Rangel Alves da
Costa*
Aura
ensolarada e tez envernizada pelo calor do dia; olhar meigo e distante e
sorriso sempre acenando; uma sertaneja, uma mulher vestida de sol. Os romances,
as novelas, a poesia e até as conversas de boca a boca sempre reconheceram a
beleza simples e singela da mulher sertaneja.
E uma
passagem bíblica, logicamente expressa noutro contexto, servirá muito bem para
sintetizar tal reconhecimento. Diz o Livro do Apocalipse, 12,1 que: Apareceu em seguida um grande sinal no céu:
uma mulher vestida do sol, tendo a lua debaixo dos seus pés e uma coroa de doze
estrelas sobre sua cabeça.
Ora, a
mulher vestida de sol não era outra senão Maria, mãe de Jesus. E Maria, mais
que qualquer outro, é nome que simboliza a mulher sertaneja. E estar revestida
de sol, tomada pelos seus raios, também não deixa de remeter ao sol sertanejo
pairando sobre suas belas filhas.
E mais. No
contexto sertanejo, ter a lua debaixo dos pés pode muito bem significar a
procura por momentos de paz e felicidade e também os instantes propícios para a
caminhada em busca de dias melhores. Tendo o sol sobre sua cabeça, símbolo de
luz mas também de padecimento, tem a lua sobre seus pés simbolizando a paz tão
almejada.
E o que
seria a coroa de doze estrelas sobre a cabeça da mulher sertaneja? Na Bíblia,
as doze estrelas representam os doze apóstolos, aqueles escolhidos para semear
as palavras de Deus. Perante a realidade sertaneja, cujo aprendizado é fruto da
vivência no seu chão, a coroa de doze estrelas seria o diadema refletindo as
singularidades dessa mulher também singular.
Tais
singularidades podem ser encontradas em algumas características sempre
existentes na verdadeira mulher sertaneja. Desse modo, as doze estrelas seriam:
simplicidade, humildade, perseverança, amizade, destemor, honestidade,
singeleza, religiosidade, beleza, meiguice, cordialidade e força.
Eis,
assim, a mulher sertaneja vestida do sol de seu mundo, caminhando em busca de reconhecimento
e conquistas, sempre ornada com as características básicas que lhes dão
singularidade e encanto. E não haverá alguém que tenha bons olhos para ver,
sincero coração para sentir e razão para discernir, que não veja em cada uma a
mais pura expressão da singela e encantadora feminilidade.
E não importa
se mora numa tapera de barro e cipó, nos escondidos da mataria distante, nas
margens empobrecidas dos centros urbanos ou nas cidades. Não importa se usa
chinelo de dedo ou sapato enfeitado, se usa vestido de chita e flor no cabelo
ou roupa comprada em butique. Não importa se pobre ou rica, bastando que se
revista daquele sol sertanejo para ser reconhecida na sua beleza.
Contudo,
mesmo o sol sertanejo, reconhecido pela sua força e fulgor, deixa de brilhar
sobre aquelas cabeças que, falseando sua vivência e seu meio, insistem em
transgredir as características e conceitos próprios da mulher sertaneja.

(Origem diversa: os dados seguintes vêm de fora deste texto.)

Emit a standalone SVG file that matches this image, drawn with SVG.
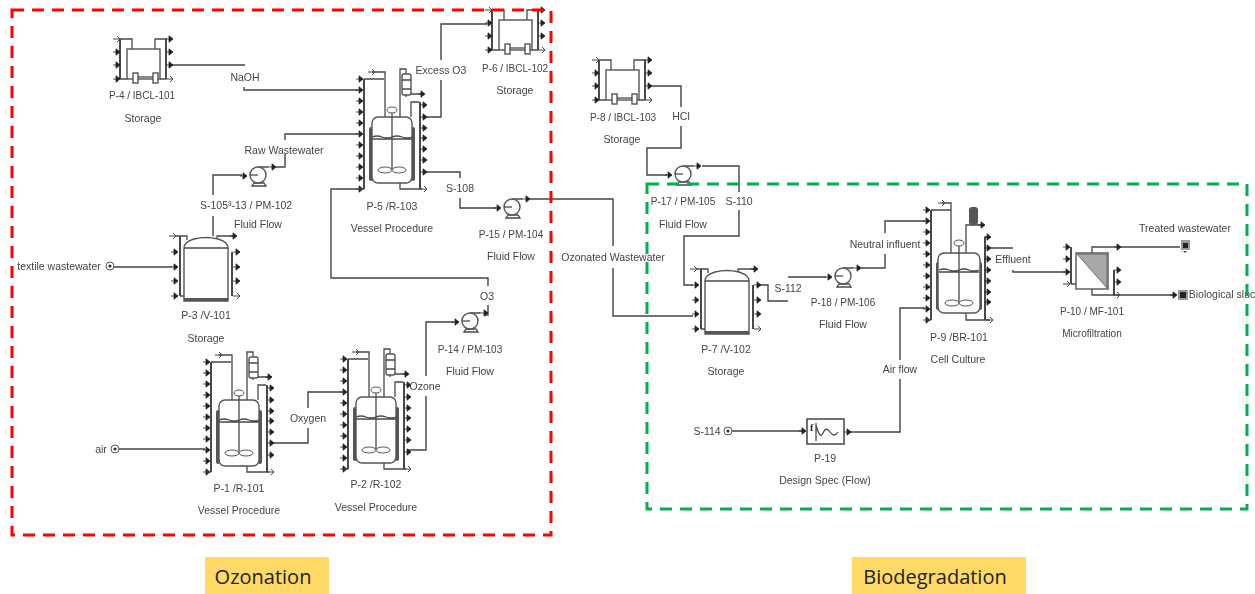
<svg xmlns="http://www.w3.org/2000/svg" width="1255" height="594" viewBox="0 0 1255 594">
<style>
.p{fill:none;stroke:#4a4a4a;stroke-width:1.3}
.pb{fill:none;stroke:#4a4a4a;stroke-width:2}
.c{fill:none;stroke:#444;stroke-width:1.4}
.b{fill:#fff;stroke:#555;stroke-width:1.4}
.d{fill:#555;stroke:none}
.t{font-family:"Liberation Sans",Arial,sans-serif;font-size:10.5px;fill:#444;text-anchor:middle}
.id{font-size:10px}
.hd{font-family:"Open Sans","Noto Sans",sans-serif;font-size:20px;fill:#222;text-anchor:middle}
.box{fill:none;stroke-width:3;stroke-dasharray:12 8}
</style>
<defs>
<filter id="soft" x="-2%" y="-2%" width="104%" height="104%"><feGaussianBlur stdDeviation="0.4"/></filter>
<path id="a" d="M-4,0H0M-1,-3.2L3,0L-1,3.2Z" fill="#222" stroke="#222" stroke-width="0.8"/>
<path id="h" d="M-4,0H2M0,-3L3,0L0,3" fill="none" stroke="#444" stroke-width="1"/>
<g id="leftcol">
<path class="pb" d="M4,0V110"/>
<use href="#a" y="0"/><use href="#a" y="11"/><use href="#a" y="22"/><use href="#a" y="33"/><use href="#a" y="44"/><use href="#a" y="55"/><use href="#a" y="66"/><use href="#a" y="77"/><use href="#a" y="88"/><use href="#a" y="99"/><use href="#a" y="110"/>
<path class="p" d="M4,0H24M4,110H0"/>
</g>
<g id="inner">
<path class="p" d="M0,-7V52M-20,20q5,-2 10,0t10,0t10,0t10,0M-20,22H20"/>
<ellipse cx="0" cy="-7" rx="5" ry="3" fill="#fff" stroke="#555"/>
<ellipse cx="-7" cy="53" rx="7" ry="3" fill="#fff" stroke="#555"/>
<ellipse cx="7" cy="53" rx="7" ry="3" fill="#fff" stroke="#555"/>
</g>
<g id="reactor">
<use href="#leftcol" x="-32" y="-38"/>
<use href="#h" x="-20" y="-45"/>
<path class="p" d="M-20,-45H-7V0"/>
<rect class="d" x="-23" y="10" width="4" height="54" rx="2"/>
<rect class="d" x="19" y="10" width="4" height="54" rx="2"/>
<rect class="b" x="-20" y="0" width="40" height="66" rx="6"/>
<use href="#inner"/>
<path class="p" d="M8,0V-48H14V-43M14,-22V-20M14,-23H30M19,0V-15H27M8,66V72H30"/>
<path class="pb" d="M28,-15V72"/>
<rect class="b" x="10" y="-43" width="9" height="21" rx="2"/>
<path class="p" d="M10,-37H19M10,-28H19"/>
<use href="#a" x="30" y="-23"/>
<use href="#a" x="32" y="-12"/><use href="#a" x="32" y="0"/><use href="#a" x="32" y="11"/><use href="#a" x="32" y="21"/><use href="#a" x="32" y="32"/><use href="#a" x="32" y="43"/><use href="#a" x="32" y="55"/>
<use href="#h" x="32" y="72"/>
</g>
<g id="tote">
<path class="pb" d="M-7,-10V30M39,-10V30"/>
<path class="p" d="M-8,-10H5V0M40,-10H28V0M-7,30H0M33,30H39"/>
<rect class="b" x="0" y="0" width="33" height="30"/>
<rect class="b" x="6" y="24" width="5" height="10"/>
<rect class="b" x="26" y="24" width="5" height="10"/>
<path class="p" d="M11,28H26"/>
<use href="#h" x="-10" y="-10"/><use href="#a" x="-10" y="3"/><use href="#a" x="-10" y="16"/><use href="#a" x="-10" y="30"/>
<use href="#a" x="43" y="-10"/><use href="#a" x="43" y="3"/><use href="#a" x="43" y="16"/><use href="#h" x="43" y="30"/>
</g>
<g id="tank">
<path class="pb" d="M-4,0V60M48,16V60"/>
<path class="p" d="M-8,0H3V4M33,4V0H50M-4,60H0"/>
<path class="b" d="M0,65V12Q0,6 10,3Q22,0 34,3Q44,6 44,12V65Z"/>
<path class="p" d="M0,12H44"/>
<rect class="d" x="0" y="62" width="44" height="3"/>
<use href="#h" x="-11" y="0"/><use href="#a" x="-9" y="16"/><use href="#a" x="-9" y="31"/><use href="#a" x="-9" y="45"/><use href="#a" x="-9" y="60"/>
<use href="#a" x="50" y="0"/><use href="#a" x="53" y="16"/><use href="#a" x="53" y="31"/><use href="#a" x="53" y="45"/><use href="#h" x="53" y="60"/>
</g>
<g id="pump">
<path class="p" d="M-6,11H8L6,8H-4ZM0,-8H10V-9"/>
<circle class="b" cx="0" cy="0" r="8"/>
<path class="p" d="M-8,0H0"/>
<use href="#a" x="-14" y="1"/>
<use href="#a" x="15" y="-8"/>
</g>
<g id="src"><circle cx="0" cy="0" r="4" fill="#fff" stroke="#555"/><circle cx="0" cy="0" r="1.6" fill="#333"/></g>
</defs>

<g filter="url(#soft)">
<g id="connectors">
<path class="c" d="M170,65H245M244,87V90H358"/>
<path class="c" d="M213,236V216M213,195V175H242M276,167H285V154M285,140V134H358"/>
<path class="c" d="M114,267H172"/>
<path class="c" d="M358,189H331V278H488V286M488,305V315H484"/>
<path class="c" d="M424,117H441V80M441,60V24H487"/>
<path class="c" d="M424,172H460V178M460,198V208H496"/>
<path class="c" d="M530,199H613V246M613,268V316H693"/>
<path class="c" d="M649,86H681V107M681,126V148H647V175H667"/>
<path class="c" d="M702,166H739V192M739,210V236H684V285H693"/>
<path class="c" d="M757,285H768V301H788M788,277H826"/>
<path class="c" d="M861,268H885V254M885,233V221H925"/>
<path class="c" d="M925,308H900V360M900,379V432H850"/>
<path class="c" d="M732,431H805"/>
<path class="c" d="M988,248H1013M1013,270V272H1066"/>
<path class="c" d="M119,449H205"/>
<path class="c" d="M271,443H308V428M308,408V392H342"/>
<path class="c" d="M408,450H426V396M426,376V322H454"/>
<path class="c" d="M1118,247H1180M1118,295H1176"/>
</g>

<g id="P-4"><use href="#tote" x="127" y="49"/><text class="t id" x="142" y="99">P-4 / IBCL-101</text><text class="t" x="143" y="122">Storage</text></g>
<g id="P-6"><use href="#tote" x="499" y="20"/><text class="t id" x="515" y="72">P-6 / IBCL-102</text><text class="t" x="515" y="94">Storage</text></g>
<g id="P-8"><use href="#tote" x="606" y="70"/><text class="t id" x="623" y="121">P-8 / IBCL-103</text><text class="t" x="622" y="143">Storage</text></g>
<g id="P-5"><use href="#reactor" x="392" y="117"/><text class="t" x="392" y="210">P-5 /R-103</text><text class="t" x="392" y="232">Vessel Procedure</text></g>
<g id="P-1"><use href="#reactor" x="239" y="400"/><text class="t" x="239" y="492">P-1 /R-101</text><text class="t" x="239" y="514">Vessel Procedure</text></g>
<g id="P-2"><use href="#reactor" x="376" y="397"/><text class="t" x="376" y="488">P-2 /R-102</text><text class="t" x="376" y="511">Vessel Procedure</text></g>
<g id="P-3"><use href="#tank" x="184" y="236"/><text class="t" x="206" y="319">P-3 /V-101</text><text class="t" x="206" y="342">Storage</text></g>
<g id="P-7"><use href="#tank" x="705" y="269"/><text class="t" x="726" y="353">P-7 /V-102</text><text class="t" x="726" y="375">Storage</text></g>
<g id="P-13"><use href="#pump" x="258" y="175"/><text class="t" style="text-anchor:start" x="200" y="209">S-105³-13 / PM-102</text><text class="t" x="258" y="228">Fluid Flow</text></g>
<g id="P-15"><use href="#pump" x="512" y="207"/><text class="t id" x="511" y="238">P-15 / PM-104</text><text class="t" x="511" y="260">Fluid Flow</text></g>
<g id="P-14"><use href="#pump" x="470" y="321"/><text class="t id" x="470" y="353">P-14 / PM-103</text><text class="t" x="470" y="375">Fluid Flow</text></g>
<g id="P-17"><use href="#pump" x="683" y="174"/><text class="t id" x="683" y="205">P-17 / PM-105</text><text class="t" x="683" y="228">Fluid Flow</text></g>
<g id="P-18"><use href="#pump" x="843" y="276"/><text class="t id" x="843" y="306">P-18 / PM-106</text><text class="t" x="843" y="328">Fluid Flow</text></g>
<g id="P-9">
<use href="#leftcol" x="927" y="210"/>
<use href="#h" x="942" y="203"/>
<path class="p" d="M942,203H951V253M966,253V225H982M966,313V320H990M985,237H990"/>
<path class="pb" d="M985,237V320"/>
<rect class="d" x="936" y="262" width="4" height="48" rx="2"/><rect class="d" x="978" y="262" width="4" height="48" rx="2"/>
<rect class="b" x="938" y="253" width="42" height="60" rx="6"/>
<use href="#inner" x="959" y="250"/>
<rect class="d" x="969" y="207" width="9" height="18" rx="3"/>
<use href="#a" x="982" y="225"/>
<use href="#a" x="988" y="237"/><use href="#a" x="988" y="248"/><use href="#a" x="988" y="259"/><use href="#a" x="988" y="270"/><use href="#a" x="988" y="281"/><use href="#a" x="988" y="292"/><use href="#a" x="988" y="302"/><use href="#h" x="990" y="320"/>
<text class="t" x="959" y="341">P-9 /BR-101</text><text class="t" x="958" y="363">Cell Culture</text>
</g>
<g id="P-10">
<path class="pb" d="M1071,247V284M1114,270V295"/>
<path class="p" d="M1071,284H1076M1092,253V247H1118M1092,289V295H1118"/>
<rect class="b" x="1076" y="253" width="32" height="36"/>
<path d="M1077,254H1107V288Z" fill="#a8a8a8" stroke="#555" stroke-width="0.8"/>
<use href="#a" x="1067" y="247"/><use href="#a" x="1067" y="259"/><use href="#a" x="1067" y="272"/><use href="#h" x="1067" y="284"/>
<use href="#a" x="1118" y="247"/><use href="#a" x="1118" y="270"/><use href="#a" x="1118" y="282"/><use href="#h" x="1117" y="295"/>
<text class="t id" x="1092" y="315">P-10 / MF-101</text><text class="t id" x="1092" y="337">Microfiltration</text>
</g>
<g id="P-19">
<rect x="807" y="419" width="37" height="25" fill="#fff" stroke="#444" stroke-width="1.5"/>
<text x="810" y="431" style="font-family:'Liberation Serif',serif;font-size:10px;font-weight:bold;fill:#222">f</text>
<path class="p" d="M816,423V441M816,425Q820,440 823,433T830,432T838,432"/>
<use href="#a" x="803" y="431"/><use href="#a" x="848" y="432"/>
<text class="t" x="825" y="462">P-19</text><text class="t" x="825" y="484">Design Spec (Flow)</text>
</g>
<g id="S-textile"><use href="#src" x="110" y="266"/></g>
<g id="S-air"><use href="#src" x="115" y="449"/></g>
<g id="S-114"><use href="#src" x="728" y="431"/></g>
<g id="sink-treated"><rect x="1181" y="240" width="9" height="10" fill="#999"/><rect x="1183" y="243" width="5" height="5" fill="#222"/><path d="M1183,251h4l-2,2z" fill="#444"/></g>
<g id="sink-sludge"><rect x="1178" y="290" width="10" height="10" fill="#999"/><rect x="1180" y="292" width="6" height="6" fill="#222"/><use href="#a" x="1174" y="295"/></g>

<g id="labels">
<text class="t" x="245" y="81">NaOH</text>
<text class="t" x="284" y="154">Raw Wastewater</text>
<text class="t" x="59" y="270">textile wastewater</text>
<text class="t" x="441" y="74">Excess O3</text>
<text class="t" x="460" y="192">S-108</text>
<text class="t" x="487" y="300">O3</text>
<text class="t" x="308" y="422">Oxygen</text>
<text class="t" x="425" y="390">Ozone</text>
<text class="t" x="101" y="453">air</text>
<text class="t" x="613" y="261">Ozonated Wastewater</text>
<text class="t" x="681" y="120">HCl</text>
<text class="t" x="739" y="205">S-110</text>
<text class="t" x="788" y="292">S-112</text>
<text class="t" x="885" y="248">Neutral influent</text>
<text class="t" x="900" y="373">Air flow</text>
<text class="t" x="707" y="435">S-114</text>
<text class="t" x="1013" y="263">Effluent</text>
<text class="t" x="1185" y="232">Treated wastewater</text>
<text class="t" x="1222" y="298">Biological sluc</text>
</g>
</g>

<rect id="ozonation-box" class="box" x="12" y="10" width="539" height="525" stroke="#ff0000"/>
<rect id="biodegradation-box" class="box" x="647" y="184" width="600" height="325" stroke="#00b050"/>
<g id="ozonation-label"><rect x="205" y="557" width="124" height="37" fill="#ffd966"/><text class="hd" x="263" y="584">Ozonation</text></g>
<g id="biodegradation-label"><rect x="852" y="557" width="174" height="37" fill="#ffd966"/><text class="hd" x="935" y="584">Biodegradation</text></g>
</svg>
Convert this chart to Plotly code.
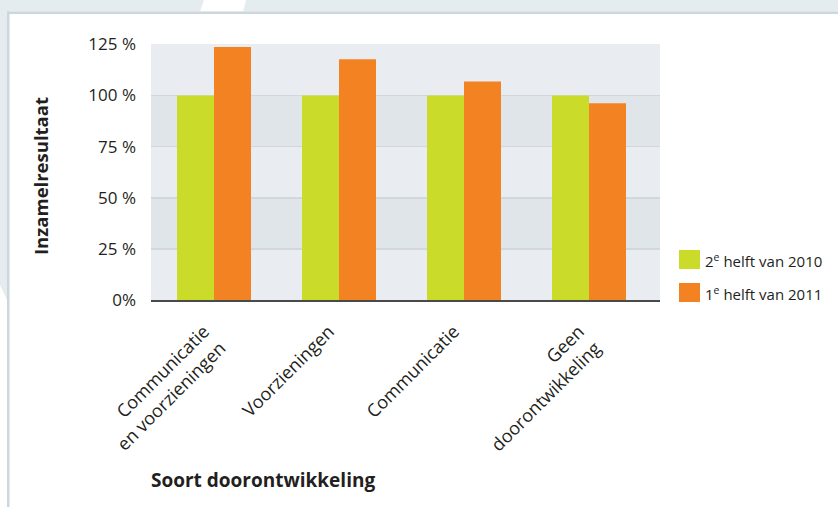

Tomadas pelos modismos, tantas vezes omitindo o seu próprio chão, acabam se
desvirtuando nas tentativas de ser aquilo que, por destino e escolha divina,
não lhes foi permitido.
Mas as
ovelhas desgarradas logo deixam de ser reconhecidas pelo rebanho. E naquelas
que continuam abraçando sua terra com orgulho e prazer, que permanecem com
hábitos e costumes próprios de seu mundo ou que se tornam modernas sem ser
diferentes, nestas sempre será avistada toda a beleza cabocla.
Pois,
repetindo sempre, beleza sem igual é a desta mulher. Desde aquela mocinha que
ao entardecer fica sonhando na sua janela, aquela outra que se respinga de
lavanda para atrair olhares sempre apaixonados, ou ainda aquela outra que
simplesmente passa e os olhares se enchem de graça e a paisagem agrestina
agradece por existir assim tão majestosa. E também a já envelhecida, calejada
pelas labutas tantas. Uma flor, ou flores sertanejas. Simplesmente isso.
A bela
flor do cacto e do inexistente jardim sertanejo. Inexistente pela aspereza da
terra e pela sequidão do tempo, mas quando existir ali garantida já estará sua
flor: bela flor que é essa mulher vestida de sol.